For our validation, we added up the analyses of all the windows in a room. However, we only show one analysis per room, per window for the user interface. This is a further development from which the app could benefit.
For our user interface, we have used only native components in our Grasshopper scripts. Porting them to Python and uploading them to a Github repo would make it possible to offer them as a pyRevit Extension.

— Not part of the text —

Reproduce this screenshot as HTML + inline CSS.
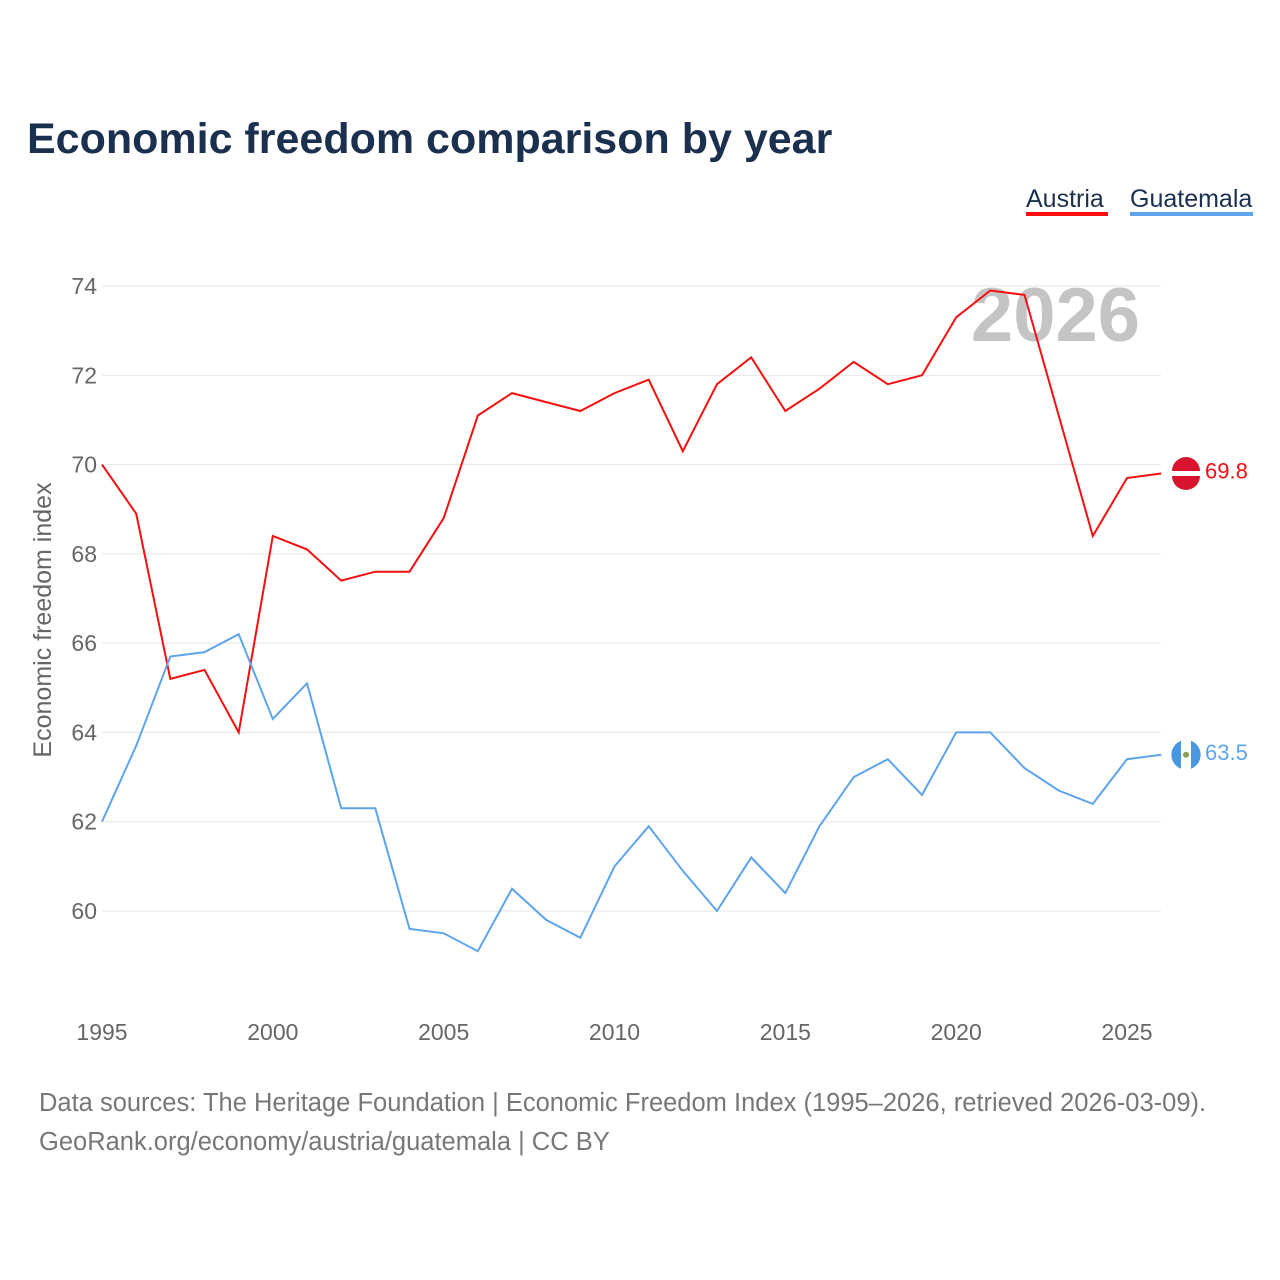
<!DOCTYPE html>
<html><head><meta charset="utf-8"><style>
body{margin:0;background:#fff;font-family:"Liberation Sans",sans-serif;}
#wrap{position:relative;width:1280px;height:1280px;overflow:hidden;}
</style></head><body>
<div id="wrap">
<svg id="chart" width="1280" height="1280"></svg>
</div>
<script>
const years=[1995,1996,1997,1998,1999,2000,2001,2002,2003,2004,2005,2006,2007,2008,2009,2010,2011,2012,2013,2014,2015,2016,2017,2018,2019,2020,2021,2022,2023,2024,2025,2026];
const austria=[70.0,68.9,65.2,65.4,64.0,68.4,68.1,67.4,67.6,67.6,68.8,71.1,71.6,71.4,71.2,71.6,71.9,70.3,71.8,72.4,71.2,71.7,72.3,71.8,72.0,73.3,73.9,73.8,71.1,68.4,69.7,69.8];
const guatemala=[62.0,63.7,65.7,65.8,66.2,64.3,65.1,62.3,62.3,59.6,59.5,59.1,60.5,59.8,59.4,61.0,61.9,60.9,60.0,61.2,60.4,61.9,63.0,63.4,62.6,64.0,64.0,63.2,62.7,62.4,63.4,63.5];
const yTicks=[60,62,64,66,68,70,72,74];
const xTicks=[1995,2000,2005,2010,2015,2020,2025];

const NS="http://www.w3.org/2000/svg";
const svg=document.getElementById('chart');
const X=y=>102+(y-1995)*(1127-102)/30;
const Y=v=>911-(v-60)*(911-286)/14;
function mk(tag,attrs,text){const e=document.createElementNS(NS,tag);for(const k in attrs)e.setAttribute(k,attrs[k]);if(text!==undefined)e.textContent=text;svg.appendChild(e);return e;}

let t=mk('text',{x:27,y:153,'font-size':43,'font-weight':'bold',fill:'#1b2f4e'},'Economic freedom comparison by year');



yTicks.forEach(v=>{
  let l=mk('line',{x1:102,x2:1161,y1:Y(v),y2:Y(v),stroke:'#e6e6e6','stroke-width':1});
  
  
  let tx=mk('text',{x:97,y:Y(v)+8,'font-size':23,fill:'#666','text-anchor':'end'},v);
  
  
});
xTicks.forEach(v=>{
  let tx=mk('text',{x:X(v),y:1040,'font-size':23,fill:'#666','text-anchor':'middle'},v);
  
  
});
let yt=mk('text',{x:0,y:0,'font-size':25,fill:'#666','text-anchor':'middle',transform:'translate(51,620) rotate(-90)'},'Economic freedom index');



let yr=mk('text',{x:1140,y:341,'font-size':76,'font-weight':'bold',fill:'#c4c4c4','text-anchor':'end'},'2026');



function series(vals,color,name){
  const d=vals.map((v,i)=>(i?'L':'M')+X(years[i]).toFixed(1)+','+Y(v).toFixed(1)).join(' ');
  let p=mk('path',{d:d,fill:'none',stroke:color,'stroke-width':2});
  
  
  const last=vals[vals.length-1];
  let c=mk('circle',{cx:1186,cy:Y(last),r:15,fill:'#fff'});
  
  
  let lab=mk('text',{x:1205,y:Y(last)+5,'font-size':22,fill:color},last.toFixed(1));
  
  
}
series(austria,'#f50f0f','austria');
series(guatemala,'#5ea4ec','guatemala');
const ay=Y(austria[austria.length-1]);
let f1=mk('path',{d:`M1172,${ay-2.5} A14,14 0 0 1 1200,${ay-2.5} Z M1172,${ay+2.5} A14,14 0 0 0 1200,${ay+2.5} Z`,fill:'#d8132e'});


const gy=Y(guatemala[guatemala.length-1]);
let f2=mk('path',{d:`M1181,${gy-14} A15,15 0 0 0 1181,${gy+14} Z M1191,${gy-14} A15,15 0 0 1 1191,${gy+14} Z`,fill:'#4997e0'});


let f3=mk('circle',{cx:1186,cy:gy,r:3,fill:'#8a9a5b'});



[['Austria',1026,1108,'#f50f0f'],['Guatemala',1130,1253,'#5ea4ec']].forEach(([n,x1,x2,c])=>{
  let tx=mk('text',{x:x1,y:207,'font-size':25,fill:'#1b2f4e'},n);
  
  
  let r=mk('rect',{x:x1,y:212,width:x2-x1,height:4,fill:c});
  
  
});

let s1=mk('text',{x:39,y:1111,'font-size':25.5,fill:'#777'},'Data sources: The Heritage Foundation | Economic Freedom Index (1995–2026, retrieved 2026-03-09).');


let s2=mk('text',{x:39,y:1150,'font-size':25.5,fill:'#777'},'GeoRank.org/economy/austria/guatemala | CC BY');


</script>
</body></html>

Our next steps are to balance our dataset by focusing on rooms with middle daylight levels, targeting around 1% median DF and 2% average DF, to improve the model’s accuracy. Additionally, we plan to remove rooms that are too large, as these often lead to mispredictions.
Takeaways
Regression models tested in the data encoding course achieved high accuracy despite expert advice, making them suitable for quick predictions for a few rooms due to their relatively time-consuming encoding. The Pix2Pix model shows similar accuracy with the potential for even higher accuracy once we tweak a few parameters. Thanks to its faster encoding, it is more suitable for predicting many rooms at once. While both models are compelling, Pix2Pix holds promise for broader application and higher efficiency.